A pesquisa indica que o mesmo raciocínio vale para outros recursos escassos, como o tempo. Quem é muito ocupado costuma dedicar atenção a assuntos que exigem decisão no momento, mas que não necessariamente são importantes. O risco, nesse caso, é tomar más decisões quando se é levado a enfrentar questões de fato relevantes. Isso porque não houve tempo de maturar a solução adequada. A sabedoria popular até cunhou uma expressão para isso: "A pressa é inimiga da perfeição".

Essa é a ameaça que o país corre atualmente. Os dirigentes brasileiros negligenciaram por anos as questões prementes para a sociedade. Não discutiram. Não formaram consensos. Mas os protestos de rua provocaram neles a sensação de urgência para dar respostas à sociedade diante do risco de escassez do recurso que mais importa aos políticos: o voto nas eleições de 2014. Não será surpresa se, dentre tantas decisões rápidas, uma boa parte delas for ruim.

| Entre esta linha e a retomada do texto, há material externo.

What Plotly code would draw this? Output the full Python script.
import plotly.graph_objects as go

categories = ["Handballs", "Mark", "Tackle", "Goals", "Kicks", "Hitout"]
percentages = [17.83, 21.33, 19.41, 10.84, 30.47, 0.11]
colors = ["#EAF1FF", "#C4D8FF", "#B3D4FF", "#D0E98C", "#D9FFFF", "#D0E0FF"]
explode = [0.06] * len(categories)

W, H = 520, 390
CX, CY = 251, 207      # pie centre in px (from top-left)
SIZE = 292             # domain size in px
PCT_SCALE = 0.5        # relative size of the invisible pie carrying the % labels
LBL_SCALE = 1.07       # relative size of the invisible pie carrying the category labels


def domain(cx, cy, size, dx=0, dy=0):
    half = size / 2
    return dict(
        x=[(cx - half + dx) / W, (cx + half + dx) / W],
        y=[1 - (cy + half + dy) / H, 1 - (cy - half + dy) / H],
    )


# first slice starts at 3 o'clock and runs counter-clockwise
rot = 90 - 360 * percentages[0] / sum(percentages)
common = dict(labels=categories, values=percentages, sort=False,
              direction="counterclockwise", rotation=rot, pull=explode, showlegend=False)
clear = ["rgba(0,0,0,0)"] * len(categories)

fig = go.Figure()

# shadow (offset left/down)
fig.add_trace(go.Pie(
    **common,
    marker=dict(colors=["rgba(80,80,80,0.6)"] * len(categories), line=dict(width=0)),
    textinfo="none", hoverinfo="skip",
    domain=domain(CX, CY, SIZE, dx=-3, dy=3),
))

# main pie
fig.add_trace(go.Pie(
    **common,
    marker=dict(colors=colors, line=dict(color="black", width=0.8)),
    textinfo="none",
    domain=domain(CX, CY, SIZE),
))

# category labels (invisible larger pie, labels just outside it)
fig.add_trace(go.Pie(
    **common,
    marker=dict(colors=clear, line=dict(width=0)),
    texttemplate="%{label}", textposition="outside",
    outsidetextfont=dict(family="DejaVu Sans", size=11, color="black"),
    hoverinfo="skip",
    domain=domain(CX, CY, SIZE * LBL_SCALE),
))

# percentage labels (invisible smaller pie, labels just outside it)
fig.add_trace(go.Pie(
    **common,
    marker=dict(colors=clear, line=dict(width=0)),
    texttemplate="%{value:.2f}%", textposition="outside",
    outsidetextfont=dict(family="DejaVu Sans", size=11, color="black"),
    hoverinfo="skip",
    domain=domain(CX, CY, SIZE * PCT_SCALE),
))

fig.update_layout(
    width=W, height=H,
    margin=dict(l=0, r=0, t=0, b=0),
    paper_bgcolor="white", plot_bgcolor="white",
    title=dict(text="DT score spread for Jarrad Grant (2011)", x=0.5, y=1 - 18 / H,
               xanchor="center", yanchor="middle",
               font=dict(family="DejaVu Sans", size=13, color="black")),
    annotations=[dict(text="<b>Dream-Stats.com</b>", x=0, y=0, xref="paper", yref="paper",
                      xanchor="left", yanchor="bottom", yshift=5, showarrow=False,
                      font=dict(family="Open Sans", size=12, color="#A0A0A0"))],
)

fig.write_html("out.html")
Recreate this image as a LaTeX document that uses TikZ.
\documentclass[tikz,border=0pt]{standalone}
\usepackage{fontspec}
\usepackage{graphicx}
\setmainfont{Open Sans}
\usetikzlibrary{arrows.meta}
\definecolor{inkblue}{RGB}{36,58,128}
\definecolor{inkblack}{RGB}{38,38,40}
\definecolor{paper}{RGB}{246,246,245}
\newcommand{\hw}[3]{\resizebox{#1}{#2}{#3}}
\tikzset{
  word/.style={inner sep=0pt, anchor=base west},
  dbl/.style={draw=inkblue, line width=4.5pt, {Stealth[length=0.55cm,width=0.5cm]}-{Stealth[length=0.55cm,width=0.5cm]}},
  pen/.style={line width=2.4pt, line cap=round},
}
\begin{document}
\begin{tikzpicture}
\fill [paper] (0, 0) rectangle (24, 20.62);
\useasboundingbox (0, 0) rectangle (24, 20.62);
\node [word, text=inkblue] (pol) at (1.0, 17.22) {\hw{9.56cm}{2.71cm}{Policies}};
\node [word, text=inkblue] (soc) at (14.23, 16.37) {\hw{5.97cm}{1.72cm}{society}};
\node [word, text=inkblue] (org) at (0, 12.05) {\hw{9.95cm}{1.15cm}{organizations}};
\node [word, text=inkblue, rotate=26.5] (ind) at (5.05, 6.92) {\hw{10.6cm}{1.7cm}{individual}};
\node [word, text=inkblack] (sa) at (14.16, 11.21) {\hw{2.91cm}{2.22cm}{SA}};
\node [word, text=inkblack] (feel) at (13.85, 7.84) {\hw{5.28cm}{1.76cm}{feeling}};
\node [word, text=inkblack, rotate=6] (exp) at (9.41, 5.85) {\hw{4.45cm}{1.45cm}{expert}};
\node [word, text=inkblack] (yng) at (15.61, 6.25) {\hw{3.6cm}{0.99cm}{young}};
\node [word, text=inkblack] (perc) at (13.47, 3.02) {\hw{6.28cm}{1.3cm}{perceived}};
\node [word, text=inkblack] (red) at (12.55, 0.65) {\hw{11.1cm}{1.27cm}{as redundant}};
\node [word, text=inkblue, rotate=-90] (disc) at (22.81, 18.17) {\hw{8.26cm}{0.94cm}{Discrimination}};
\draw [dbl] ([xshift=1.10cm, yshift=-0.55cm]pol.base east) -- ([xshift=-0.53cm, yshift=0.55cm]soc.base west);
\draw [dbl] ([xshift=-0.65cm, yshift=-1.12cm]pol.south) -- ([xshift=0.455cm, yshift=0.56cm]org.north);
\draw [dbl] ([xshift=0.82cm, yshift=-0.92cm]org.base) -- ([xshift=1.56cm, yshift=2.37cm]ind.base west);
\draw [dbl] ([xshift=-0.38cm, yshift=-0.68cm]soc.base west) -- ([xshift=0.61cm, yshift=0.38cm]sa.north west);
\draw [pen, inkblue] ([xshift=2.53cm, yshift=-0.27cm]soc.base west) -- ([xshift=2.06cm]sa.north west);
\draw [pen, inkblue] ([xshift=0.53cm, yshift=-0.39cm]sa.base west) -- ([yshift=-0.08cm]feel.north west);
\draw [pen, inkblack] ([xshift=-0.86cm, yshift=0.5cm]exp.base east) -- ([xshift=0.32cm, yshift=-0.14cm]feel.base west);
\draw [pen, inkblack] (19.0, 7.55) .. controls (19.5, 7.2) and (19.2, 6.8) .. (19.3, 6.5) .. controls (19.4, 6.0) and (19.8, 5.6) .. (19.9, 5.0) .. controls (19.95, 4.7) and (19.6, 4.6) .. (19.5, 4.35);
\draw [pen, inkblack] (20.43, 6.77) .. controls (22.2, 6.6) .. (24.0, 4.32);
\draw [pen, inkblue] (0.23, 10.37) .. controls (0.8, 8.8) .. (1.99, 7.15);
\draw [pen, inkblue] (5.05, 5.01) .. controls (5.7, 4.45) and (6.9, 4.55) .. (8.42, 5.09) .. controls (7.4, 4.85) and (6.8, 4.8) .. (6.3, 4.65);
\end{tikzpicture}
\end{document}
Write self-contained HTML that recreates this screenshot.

Pouco se discute, por exemplo, sobre o custo do pacote de bondades que o Congresso está votando. Há ainda temas que entraram em debate e sobre os quais existe enorme divergência ou desconhecimento. A reforma política é um deles. Outro é a concessão do passe livre para todos os estudantes, independentemente da renda ou do fato de o aluno frequentar escola pública ou privada. Está na pauta do Senado desta semana, sem qualquer avaliação de quanto custará. Ninguém lembrou também de discutir como se evitará a falsificação de carteiras de estudantes para que qualquer um usufrua do benefício, como hoje ocorre com a meia entrada nas atrações culturais.